Studio album by Fanfare Ciocărlia
- Released: 15 April 2016
- Recorded: UNDA Recording, Bucharest, Romania / Popschutz Studio, Berlin, Germany / Merlin Producciones, Medellín, Colombia
- Genre: Balkan brass
- Length: 44:45
- Label: Asphalt Tango Records
- Producer: Henry Ernst

Fanfare Ciocărlia chronology
| Devil's Tale | Onwards to Mars! | 20 |

= Onwards to Mars! =

Onwards to Mars! is Fanfare Ciocărlia's eighth studio album. It was produced by Henry Ernst and Marc Elsner across 2015 and 2016 and released on 15 April 2016.
The bulk of the album was recorded at UNDA Recording studio in Bucharest, Romania. Additional recording was done at Popschutz Studio in Berlin, Germany, Merlin Producciones in Medellín, Colombia, and Fanfare Ciocărlia's home village of Zece Prajini, Romania. The London-based Israeli musician Koby Israelite wrote seven of the fourteen tracks on the album specifically for Fanfare Ciocărlia.
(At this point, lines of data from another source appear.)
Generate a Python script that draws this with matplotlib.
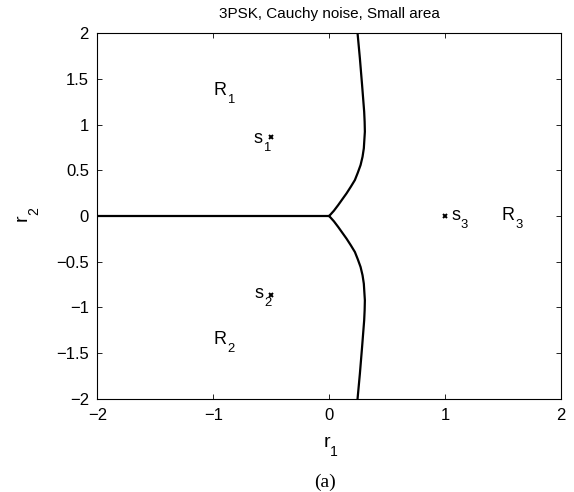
#---- 3PSK decision regions, Cauchy noise, small area
import numpy as np
import matplotlib
matplotlib.use("Agg")
import matplotlib.pyplot as plt

plt.rcParams['font.family'] = ['Liberation Sans', 'DejaVu Sans']

#---- Donnees lues sur la figure
# frontiere R1/R3 (moitie haute), la moitie basse est symetrique
bound_x = [0.0, 0.041, 0.078, 0.115, 0.150, 0.187, 0.222, 0.247, 0.271, 0.288,
           0.299, 0.308, 0.306, 0.302, 0.284, 0.265, 0.245]
bound_y = [0.0, 0.058, 0.120, 0.186, 0.248, 0.321, 0.394, 0.474, 0.558, 0.649,
           0.741, 0.923, 1.032, 1.142, 1.434, 1.726, 2.0]
# frontiere R1/R2
horiz_x = [-2.0, 0.0]
horiz_y = [0.0, 0.0]

# symboles
sym_x = [-0.5, -0.5, 1.0]
sym_y = [0.866, -0.866, 0.0]

# etiquettes (texte, indice, position du coin gauche / ligne de base)
lab_main = ['s', 's', 's', 'R', 'R', 'R']
lab_sub = ['1', '2', '3', '1', '2', '3']
lab_x = [-0.65, -0.64, 1.055, -1.0, -0.994, 1.486]
lab_y = [0.80, -0.898, -0.044, 1.325, -1.401, -0.044]

xticks = [-2, -1, 0, 1, 2]
yticks = [-2, -1.5, -1, -0.5, 0, 0.5, 1, 1.5, 2]


#-----------------------------------------------------------------------
#---- Texte avec indice facon Matlab
#-----------------------------------------------------------------------
def subText(ax, x, y, main, sub, size, dx, dy, transform, rotation=0):
    ax.text(x, y, main, fontsize=size, ha='left', va='baseline',
            transform=transform, rotation=rotation, rotation_mode='anchor')
    ax.annotate(sub, xy=(x, y), xycoords=transform, xytext=(dx, dy),
                textcoords='offset points', fontsize=size * 0.72,
                ha='left', va='baseline', rotation=rotation,
                rotation_mode='anchor', annotation_clip=False)


#---- Figure
fig = plt.figure(figsize=(5.74, 4.92), dpi=100)
ax = fig.add_axes([0.1695, 0.1896, 0.8079, 0.7427])

ax.plot(horiz_x, horiz_y, color='k', lw=1.6)
ax.plot(bound_x, bound_y, color='k', lw=1.6, solid_joinstyle='round')
ax.plot(bound_x, [-v for v in bound_y], color='k', lw=1.6, solid_joinstyle='round')

ax.plot(sym_x, sym_y, 'x', color='k', ms=3.5, mew=1.4)
for m, s, x, y in zip(lab_main, lab_sub, lab_x, lab_y):
    dx = 10.0 if m == 'R' else 6.8
    subText(ax, x, y, m, s, 13, dx, -5.8, ax.transData)

ax.set_xlim(-2, 2)
ax.set_ylim(-2, 2)
ax.set_xticks(xticks)
ax.set_yticks(yticks)
ax.set_xticklabels(['\u22122', '\u22121', '0', '1', '2'])
ax.set_yticklabels(['\u22122', '\u22121.5', '\u22121', '\u22120.5', '0', '0.5', '1', '1.5', '2'])
ax.tick_params(direction='in', length=3.5, labelsize=12, width=0.6, top=True, right=True)
ax.tick_params(axis='x', pad=7)
ax.tick_params(axis='y', pad=6)
for sp in ax.spines.values():
    sp.set_linewidth(0.8)

ax.set_title('3PSK, Cauchy noise, Small area', fontsize=11, pad=11)

#---- Labels des axes
subText(ax, 0.5632, 0.0921, 'r', '1', 14, 4.8, -6.7, fig.transFigure)
subText(ax, 0.047, 0.5508, 'r', '2', 14, 7.9, 4.3, fig.transFigure, rotation=90)

fig.text(0.567, 0.0195, '(a)', family='Liberation Serif', fontsize=14, ha='center', va='center')

fig.savefig('out.png', dpi=100)
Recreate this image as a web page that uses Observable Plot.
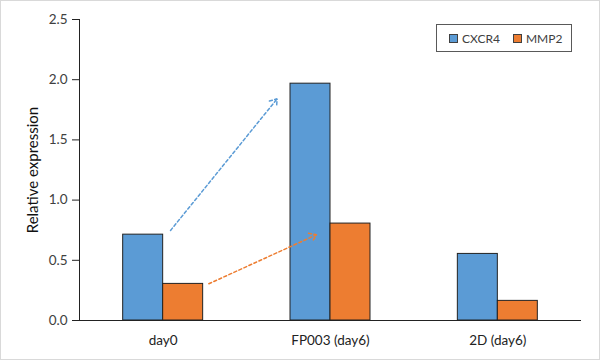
<!DOCTYPE html>
<html>
<head>
<meta charset="utf-8">
<script src="https://cdn.jsdelivr.net/npm/d3@7"></script>
<script src="https://cdn.jsdelivr.net/npm/@observablehq/plot@0.6"></script>
<style>
  body { margin: 0; background: #fff; }
  #wrap { position: relative; width: 600px; height: 360px; overflow: hidden; }
  #border { position: absolute; left: 0; top: 0; width: 600px; height: 360px; box-sizing: border-box; border: 1px solid #d9d9d9; pointer-events: none; }
  #legend { position: absolute; left: 436px; top: 24px; width: 136px; height: 28px; box-sizing: border-box; border: 1px solid #595959; background: #fff;
            display: flex; align-items: center; padding-left: 12px; font-family: Lato, sans-serif; font-size: 12px; color: #404040; }
  .sw { width: 7px; height: 7px; border: 1px solid #404040; margin-right: 4px; }
  .item { display: flex; align-items: center; margin-right: 13px; }
</style>
</head>
<body>
<div id="wrap">
  <div id="chart"></div>
  <div id="legend"></div>
  <div id="border"></div>
</div>
<script>
const categories = ["day0", "FP003 (day6)", "2D (day6)"];
const series = ["CXCR4", "MMP2"];
const seriesColors = ["#5B9BD5", "#ED7D31"];
const cxcr4 = [0.713, 1.967, 0.553];
const mmp2 = [0.304, 0.805, 0.163];
const yTicks = [0, 0.5, 1.0, 1.5, 2.0, 2.5];

// Annotation arrows (x in category-index units, y in data units)
const arrowSeries = ["CXCR4", "MMP2"];
const arrowX1 = [0.544, 0.773];
const arrowY1 = [0.748, 0.305];
const arrowX2 = [1.181, 1.416];
const arrowY2 = [1.841, 0.712];

const barWidth = 0.239; // in category units
const rows = [];
categories.forEach((c, i) => {
  rows.push({cat: c, i, s: 0, series: series[0], value: cxcr4[i]});
  rows.push({cat: c, i, s: 1, series: series[1], value: mmp2[i]});
});
const arrowIdx = arrowSeries.map((_, i) => i);

const chart = Plot.plot({
  width: 600,
  height: 360,
  marginLeft: 79,
  marginRight: 19,
  marginTop: 19,
  marginBottom: 40,
  style: {fontFamily: "Lato, sans-serif", fontSize: "13px", background: "transparent", color: "#404040"},
  x: {domain: [0, 3]},
  y: {domain: [0, 2.5]},
  color: {domain: series, range: seriesColors},
  marks: [
    Plot.rectY(rows, {
      x1: d => d.i + 0.5 - (d.s === 0 ? barWidth : 0),
      x2: d => d.i + 0.5 + (d.s === 1 ? barWidth : 0),
      y: "value",
      fill: "series",
      stroke: "#222",
      strokeWidth: 1
    }),
    Plot.ruleX([0], {stroke: "#222"}),
    Plot.ruleY([0], {stroke: "#222"}),
    Plot.axisY({ticks: yTicks, tickFormat: d3.format(".1f"), tickSize: 7, tickPadding: 5, label: null, stroke: "#222", fill: "#404040", fontSize: 13.5}),
    Plot.axisX({ticks: [0.5, 1.5, 2.5], tickFormat: v => categories[Math.floor(v)], tickSize: 0, tickPadding: 15, label: null, fill: "#222", fontSize: 13.5}),
    Plot.text(["Relative expression"], {frameAnchor: "left", textAnchor: "middle", rotate: -90, dx: -46, fill: "#111", fontSize: 15}),
    Plot.arrow(arrowIdx, {
      x1: i => arrowX1[i], y1: i => arrowY1[i],
      x2: i => arrowX2[i], y2: i => arrowY2[i],
      stroke: i => arrowSeries[i],
      strokeWidth: 1.5,
      strokeDasharray: "3,2.5",
      headLength: 8,
      headAngle: 70
    })
  ]
});
document.getElementById("chart").appendChild(chart);

const legend = document.getElementById("legend");
series.forEach((s, i) => {
  const item = document.createElement("div");
  item.className = "item";
  const sw = document.createElement("div");
  sw.className = "sw";
  sw.style.background = seriesColors[i];
  const t = document.createElement("span");
  t.textContent = s;
  item.appendChild(sw);
  item.appendChild(t);
  legend.appendChild(item);
});
</script>
</body>
</html>
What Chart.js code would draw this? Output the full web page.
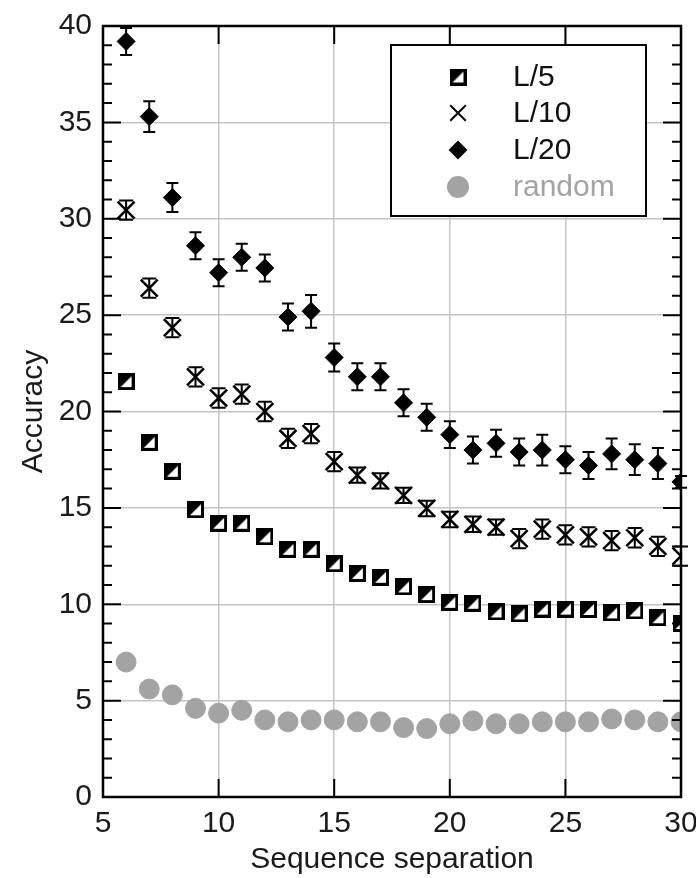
<!DOCTYPE html>
<html>
<head>
<meta charset="utf-8">
<script src="https://cdn.jsdelivr.net/npm/chart.js@4.4.1/dist/chart.umd.min.js"></script>
<style>
  html, body { margin: 0; padding: 0; background: #fff; }
  #wrap { width: 696px; height: 878px; }
</style>
</head>
<body>
<div id="wrap"><canvas id="myChart" width="696" height="878"></canvas></div>
<script>
// sequence separation (x)
const separation = [6, 7, 8, 9, 10, 11, 12, 13, 14, 15, 16, 17, 18, 19, 20, 21, 22, 23, 24, 25, 26, 27, 28, 29, 30];

// accuracy per contact set
const accL5 = [21.55, 18.4, 16.9, 14.9, 14.2, 14.2, 13.5, 12.85, 12.85, 12.1, 11.6, 11.4, 10.9, 10.5, 10.1, 10.05, 9.6, 9.5, 9.75, 9.75, 9.73, 9.55, 9.65, 9.3, 9.0];
const accL10 = [30.45, 26.4, 24.35, 21.8, 20.7, 20.9, 20.0, 18.6, 18.85, 17.4, 16.7, 16.4, 15.65, 14.97, 14.4, 14.15, 14.0, 13.4, 13.9, 13.6, 13.5, 13.3, 13.45, 13.0, 12.5];
const accL20 = [39.2, 35.3, 31.1, 28.6, 27.2, 28.0, 27.45, 24.9, 25.2, 22.8, 21.8, 21.8, 20.45, 19.7, 18.8, 18.0, 18.35, 17.9, 18.0, 17.5, 17.2, 17.8, 17.5, 17.3, 16.35];
const accRandom = [7.0, 5.6, 5.3, 4.6, 4.35, 4.5, 4.0, 3.9, 4.0, 4.0, 3.9, 3.9, 3.6, 3.55, 3.8, 3.95, 3.8, 3.8, 3.9, 3.9, 3.9, 4.05, 4.0, 3.9, 3.9];

// error bar half widths
const errL10 = [0.5, 0.5, 0.5, 0.5, 0.5, 0.5, 0.5, 0.5, 0.5, 0.5, 0.4, 0.4, 0.4, 0.4, 0.4, 0.4, 0.4, 0.5, 0.5, 0.5, 0.5, 0.5, 0.5, 0.5, 0.5];
const errL20 = [0.7, 0.8, 0.75, 0.7, 0.7, 0.7, 0.7, 0.7, 0.85, 0.73, 0.7, 0.7, 0.7, 0.7, 0.7, 0.7, 0.7, 0.7, 0.8, 0.7, 0.7, 0.8, 0.8, 0.8, 0.3];

const seriesLabels = ['L/5', 'L/10', 'L/20', 'random'];
const xTicks = [5, 10, 15, 20, 25, 30];
const yTicks = [0, 5, 10, 15, 20, 25, 30, 35, 40];

const FONT = "'Liberation Sans', Arial, Helvetica, sans-serif";
const GREY = '#a3a3a3';

function halfSquare(size) {
    const c = document.createElement('canvas');
    c.width = size;
    c.height = size;
    const g = c.getContext('2d');
    g.fillStyle = '#fff';
    g.fillRect(0, 0, size, size);
    g.fillStyle = '#000';
    g.beginPath();
    g.moveTo(0, 0);
    g.lineTo(size, 0);
    g.lineTo(0, size);
    g.closePath();
    g.fill();
    g.lineWidth = 3;
    g.strokeStyle = '#000';
    g.strokeRect(1.5, 1.5, size - 3, size - 3);
    return c;
}
const squareMark = halfSquare(17);

function pts(ys) {
    return separation.map((x, i) => ({ x: x, y: ys[i] }));
}

const markers = [
    { pointStyle: squareMark, radius: 9, color: '#000' },
    { pointStyle: 'crossRot', radius: 12, color: '#000' },
    { pointStyle: 'rectRot', radius: 9, color: '#000' },
    { pointStyle: 'circle', radius: 10, color: GREY }
];

const errorBars = {
    id: 'errorBars',
    beforeDatasetsDraw(chart) {
        const ctx = chart.ctx;
        const xs = chart.scales.x, ys = chart.scales.y;
        ctx.save();
        ctx.strokeStyle = '#000';
        ctx.lineWidth = 2;
        [[accL10, errL10, 7], [accL20, errL20, 6]].forEach(([vals, errs, cap]) => {
            separation.forEach((sx, i) => {
                const px = xs.getPixelForValue(sx);
                const top = ys.getPixelForValue(vals[i] + errs[i]);
                const bot = ys.getPixelForValue(vals[i] - errs[i]);
                ctx.beginPath();
                ctx.moveTo(px, top); ctx.lineTo(px, bot);
                ctx.moveTo(px - cap, top); ctx.lineTo(px + cap, top);
                ctx.moveTo(px - cap, bot); ctx.lineTo(px + cap, bot);
                ctx.stroke();
            });
        });
        ctx.restore();
    },
    afterDraw(chart) {
        const ctx = chart.ctx;
        const a = chart.chartArea;
        const xs = chart.scales.x, ys = chart.scales.y;
        ctx.save();
        ctx.strokeStyle = '#000';
        ctx.lineWidth = 2;
        // minor / major ticks on left and right
        ctx.beginPath();
        for (let v = 1; v < 40; v++) {
            const py = ys.getPixelForValue(v);
            const len = v % 5 === 0 ? 18 : 9;
            ctx.moveTo(a.left, py); ctx.lineTo(a.left + len, py);
            ctx.moveTo(a.right, py); ctx.lineTo(a.right - len, py);
        }
        xTicks.slice(1, -1).forEach(v => {
            const px = xs.getPixelForValue(v);
            ctx.moveTo(px, a.bottom); ctx.lineTo(px, a.bottom - 18);
            ctx.moveTo(px, a.top); ctx.lineTo(px, a.top + 18);
        });
        ctx.stroke();
        // frame
        ctx.lineWidth = 2.5;
        ctx.strokeRect(a.left, a.top, a.right - a.left, a.bottom - a.top);

        // legend box
        const bx = 391, by = 45, bw = 255, bh = 171;
        ctx.fillStyle = '#fff';
        ctx.fillRect(bx, by, bw, bh);
        ctx.lineWidth = 2;
        ctx.strokeRect(bx, by, bw, bh);
        const rows = [77, 113, 150, 187];
        ctx.font = '30px ' + FONT;
        ctx.textBaseline = 'middle';
        ctx.textAlign = 'left';
        seriesLabels.forEach((lab, i) => {
            const m = markers[i];
            ctx.fillStyle = m.color;
            ctx.strokeStyle = m.color;
            ctx.lineWidth = 2;
            Chart.helpers.drawPoint(ctx, {
                pointStyle: m.pointStyle,
                radius: i === 3 ? 10 : (i === 2 ? 8 : m.radius - 1),
                borderWidth: 2,
                rotation: 0
            }, 458, rows[i]);
            ctx.fillStyle = i === 3 ? GREY : '#111';
            ctx.fillText(lab, 513, rows[i] + 1);
        });
        ctx.restore();
    }
};

const ctx = document.getElementById('myChart');

new Chart(ctx, {
    type: 'scatter',
    data: {
        datasets: [accL5, accL10, accL20, accRandom].map((vals, i) => ({
            label: seriesLabels[i],
            data: pts(vals),
            pointStyle: markers[i].pointStyle,
            pointRadius: markers[i].radius,
            pointBackgroundColor: markers[i].color,
            pointBorderColor: markers[i].color,
            pointBorderWidth: i === 1 ? 2.5 : 1,
            showLine: false
        })).reverse()
    },
    options: {
        responsive: false,
        animation: false,
        events: [],
        layout: { padding: { top: 26, right: 15, left: 0, bottom: 0 } },
        plugins: {
            legend: { display: false },
            tooltip: { enabled: false }
        },
        scales: {
            x: {
                type: 'linear',
                min: 5,
                max: 30,
                afterBuildTicks: s => { s.ticks = xTicks.map(v => ({ value: v })); },
                afterFit: s => { s.height = 81; s.paddingLeft = 0; s.paddingRight = 0; },
                border: { display: false },
                grid: { color: '#c4c4c4', lineWidth: 1.5, drawTicks: false },
                ticks: {
                    padding: 9,
                    color: '#1a1a1a',
                    font: { family: FONT, size: 30 },
                    maxRotation: 0
                },
                title: {
                    display: true,
                    text: 'Sequence separation',
                    color: '#1a1a1a',
                    font: { family: FONT, size: 30 },
                    padding: { top: 0, bottom: 0 }
                }
            },
            y: {
                type: 'linear',
                min: 0,
                max: 40,
                afterBuildTicks: s => { s.ticks = yTicks.map(v => ({ value: v })); },
                afterFit: s => { s.width = 103; s.paddingTop = 0; s.paddingBottom = 0; },
                border: { display: false },
                grid: { color: '#c4c4c4', lineWidth: 1.5, drawTicks: false },
                ticks: {
                    padding: 11,
                    color: '#1a1a1a',
                    font: { family: FONT, size: 30 }
                },
                title: {
                    display: true,
                    text: 'Accuracy',
                    color: '#1a1a1a',
                    font: { family: FONT, size: 30 },
                    padding: { top: 16, bottom: 0 }
                }
            }
        }
    },
    plugins: [errorBars]
});
</script>
</body>
</html>
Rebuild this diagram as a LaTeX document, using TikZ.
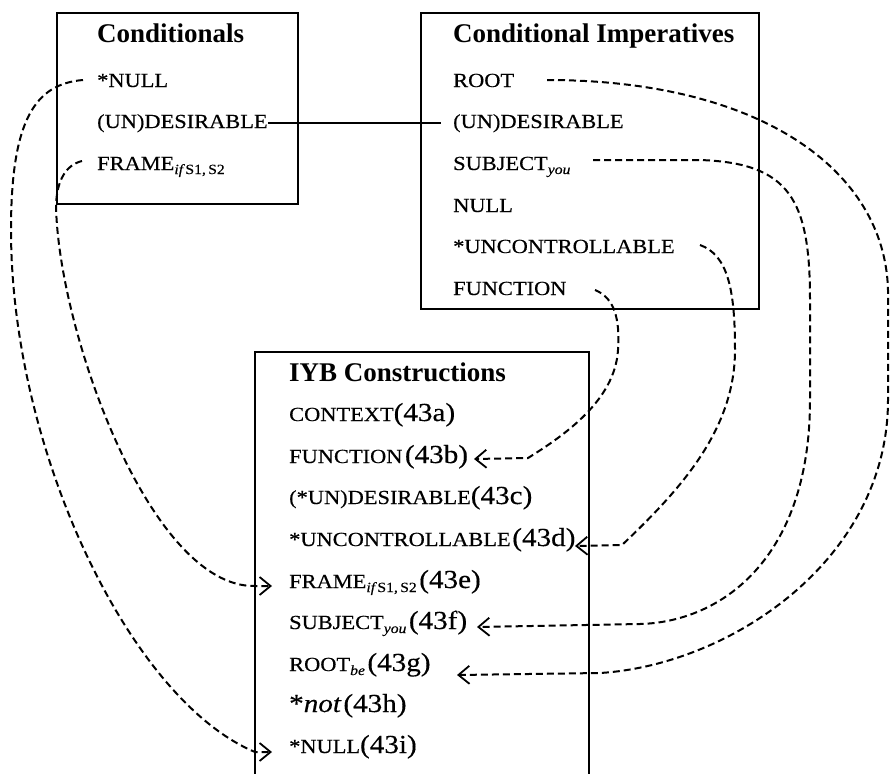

Other tracks include traditional Romanian folk songs, Screaming Jay Hawkins' "I Put a Spell on You" (with guest vocalist Iulian Canaf singing) and the cumbia-influenced "Fiesta de Negritos". Fanfare Ciocărlia recorded the latter in Medellín with Puerto Candelaria.

== Recording ==
Fanfare Ciocărlia's previous two albums - Balkan Brass Battle and Devil's Tale - had both been collaborations. For Onwards to Mars!, as they were about to celebrate their 20th anniversary as a band, Fanfare Ciocărlia decided to return to their roots and record a straight ahead, high energy album of Balkan brass. To ensure they had fresh material to record they called on Koby Israelite, who also records for Asphalt Tango, for compositions. Deciding to record "I Put a Spell on You" they called on Iulian Canaf, a Romanian Roma vocalist who is noted for singing blues songs. Touring Colombia the band found their sound worked well with many of the local cumbia artists playing brass lead dance music so entered the studio in Medellín with local cumbia band Puerto Candelaria to record what would become Onwards to Mars! closing track, "Fiesta de Negritos". This worked so well that a video was shot of Fanfare Ciocărlia performing the song in Colombia.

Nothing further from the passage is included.